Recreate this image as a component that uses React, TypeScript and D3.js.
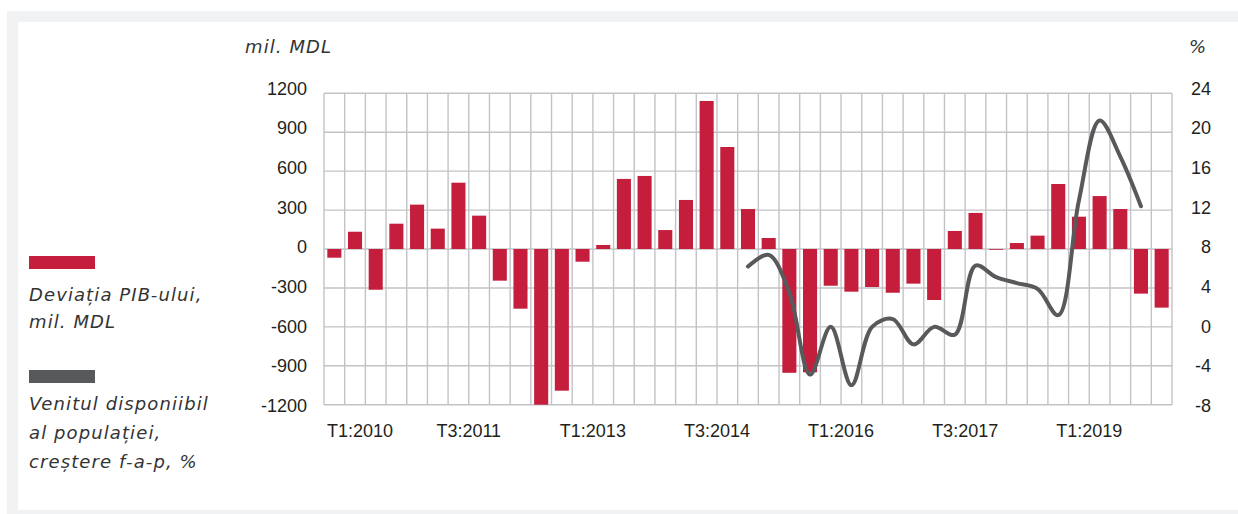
import { useEffect, useRef } from 'react';
import * as d3 from 'd3';

const quarters = [
  'T1:2010', 'T2:2010', 'T3:2010', 'T4:2010',
  'T1:2011', 'T2:2011', 'T3:2011', 'T4:2011',
  'T1:2012', 'T2:2012', 'T3:2012', 'T4:2012',
  'T1:2013', 'T2:2013', 'T3:2013', 'T4:2013',
  'T1:2014', 'T2:2014', 'T3:2014', 'T4:2014',
  'T1:2015', 'T2:2015', 'T3:2015', 'T4:2015',
  'T1:2016', 'T2:2016', 'T3:2016', 'T4:2016',
  'T1:2017', 'T2:2017', 'T3:2017', 'T4:2017',
  'T1:2018', 'T2:2018', 'T3:2018', 'T4:2018',
  'T1:2019', 'T2:2019', 'T3:2019', 'T4:2019',
  'T1:2020',
];

// Deviatia PIB-ului, mil. MDL
const gdpDeviation = [
  -67, 133, -314, 195, 342, 157, 511, 257,
  -244, -460, -1200, -1092, -98, 31, 540, 563,
  146, 378, 1141, 786, 308, 85, -954, -950,
  -283, -329, -293, -337, -267, -393, 139, 278,
  -6, 46, 103, 501, 249, 408, 308, -344,
  -452,
];

// Venitul disponibil al populatiei, crestere f-a-p, %
const incomeGrowth: (number | null)[] = [
  null, null, null, null, null, null, null, null,
  null, null, null, null, null, null, null, null,
  null, null, null, null, 6.2, 7.4, 3.5, -4.9,
  0.0, -6.0, 0.0, 0.8, -1.8, 0.0, -0.8, 6.3,
  5.1, 4.5, 3.9, 1.2, 13.0, 21.2, 17.5, 12.4,
  null,
];

const leftTicks = [-1200, -900, -600, -300, 0, 300, 600, 900, 1200];
const rightTicks = [-8, -4, 0, 4, 8, 12, 16, 20, 24];
const xLabels = ['T1:2010', 'T3:2011', 'T1:2013', 'T3:2014', 'T1:2016', 'T3:2017', 'T1:2019'];

const BAR = '#c41e3c';
const LINE = '#58595b';
const GRID = '#c3c3c7';
const TEXT = '#231f20';
const tickFont = '"Liberation Sans", Arial, sans-serif';
const italicFont = '"DejaVu Sans", "Open Sans", sans-serif';

function App() {
  const ref = useRef<SVGSVGElement>(null);

  useEffect(() => {
    drawChart();
    // eslint-disable-next-line
  }, []);

  function drawChart() {
    const config = { width: 1238, height: 514, left: 324, right: 1172, top: 93.3, bottom: 404.7 };
    const svg = d3.select(ref.current);
    svg.selectAll('*').remove();

    // panel
    svg.append('rect').attr('x', 7).attr('y', 11).attr('width', 1231).attr('height', 503).attr('fill', '#f1f2f4');
    svg.append('rect').attr('x', 18).attr('y', 22).attr('width', 1220).attr('height', 488).attr('fill', '#ffffff');

    const xScale = d3.scaleBand<string>()
      .domain(quarters)
      .range([config.left, config.right])
      .paddingInner(0.32)
      .paddingOuter(0.16);
    const step = xScale.step();
    const bw = xScale.bandwidth();

    const yLeft = d3.scaleLinear().domain([-1200, 1200]).range([config.bottom, config.top]);
    const yRight = d3.scaleLinear().domain([-8, 24]).range([config.bottom, config.top]);
    // tick labels sit slightly wider apart than the grid in the original
    const yLabel = d3.scaleLinear().domain([-1200, 1200]).range([405.8, 88.3]);
    const yLabelR = d3.scaleLinear().domain([-8, 24]).range([405.8, 88.3]);

    const grid = svg.append('g');
    grid.selectAll('line.v')
      .data(d3.range(quarters.length + 1))
      .join('line')
      .attr('class', 'v')
      .attr('x1', i => config.left + i * step)
      .attr('x2', i => config.left + i * step)
      .attr('y1', config.top)
      .attr('y2', config.bottom)
      .attr('stroke', GRID)
      .attr('stroke-width', 1.4);
    grid.selectAll('line.h')
      .data(leftTicks)
      .join('line')
      .attr('class', 'h')
      .attr('x1', config.left)
      .attr('x2', config.right)
      .attr('y1', d => yLeft(d))
      .attr('y2', d => yLeft(d))
      .attr('stroke', GRID)
      .attr('stroke-width', 1.4);

    svg.append('g')
      .selectAll('rect')
      .data(gdpDeviation)
      .join('rect')
      .attr('x', (d, i) => xScale(quarters[i]) as number)
      .attr('width', bw)
      .attr('y', d => yLeft(Math.max(0, d)))
      .attr('height', d => Math.abs(yLeft(d) - yLeft(0)))
      .attr('fill', BAR);

    const line = d3.line<number | null>()
      .defined(d => d != null)
      .x((d, i) => (xScale(quarters[i]) as number) + bw / 2)
      .y(d => yRight(d as number))
      .curve(d3.curveCatmullRom.alpha(0.5));

    svg.append('path')
      .datum(incomeGrowth)
      .attr('d', line)
      .attr('fill', 'none')
      .attr('stroke', LINE)
      .attr('stroke-width', 4)
      .attr('stroke-linecap', 'round')
      .attr('stroke-linejoin', 'round');

    // axis labels
    svg.append('g')
      .selectAll('text')
      .data(leftTicks)
      .join('text')
      .attr('x', 307)
      .attr('y', d => yLabel(d))
      .attr('dy', '0.35em')
      .attr('text-anchor', 'end')
      .style('font-family', tickFont)
      .style('font-size', '18px')
      .attr('fill', TEXT)
      .text(d => d);

    svg.append('g')
      .selectAll('text')
      .data(rightTicks)
      .join('text')
      .attr('x', 1211)
      .attr('y', d => yLabelR(d))
      .attr('dy', '0.35em')
      .attr('text-anchor', 'end')
      .style('font-family', tickFont)
      .style('font-size', '18px')
      .attr('fill', TEXT)
      .text(d => d);

    svg.append('g')
      .selectAll('text')
      .data(xLabels)
      .join('text')
      .attr('x', d => Math.max((xScale(d) as number) + bw / 2 + step / 2, config.left + 36))
      .attr('y', 437)
      .attr('text-anchor', 'middle')
      .style('font-family', tickFont)
      .style('font-size', '18px')
      .attr('fill', TEXT)
      .text(d => d);

    const italic = (x: number, y: number, t: string) =>
      svg.append('text')
        .attr('x', x)
        .attr('y', y)
        .style('font-family', italicFont)
        .style('font-style', 'italic')
        .style('font-size', '18px')
        .style('letter-spacing', '1.1px')
        .attr('fill', '#333333')
        .text(t);

    italic(245, 53, 'mil. MDL');
    italic(1189, 53, '%');

    // legend
    svg.append('rect').attr('x', 29).attr('y', 256).attr('width', 66).attr('height', 13).attr('fill', BAR);
    italic(29, 301, 'Deviația PIB-ului,');
    italic(29, 328, 'mil. MDL');
    svg.append('rect').attr('x', 29).attr('y', 370).attr('width', 66).attr('height', 13).attr('fill', LINE);
    italic(29, 410, 'Venitul disponiibil');
    italic(29, 439, 'al populației,');
    italic(29, 468, 'creștere f-a-p, %');
  }

  return (
    <div style={{ position: 'absolute', left: 0, top: 0 }}>
      <svg ref={ref} width={1238} height={514} style={{ display: 'block' }} />
    </div>
  );
}

export default App;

—————

▶ _Directions_
Return the material line for line, from its beginning to the line that contains "import * as d3 from 'd3';", with the pictures left out.

▶ _The solution_
Recreate this image as a component that uses React, TypeScript and D3.js.
import { useEffect, useRef } from 'react';
import * as d3 from 'd3';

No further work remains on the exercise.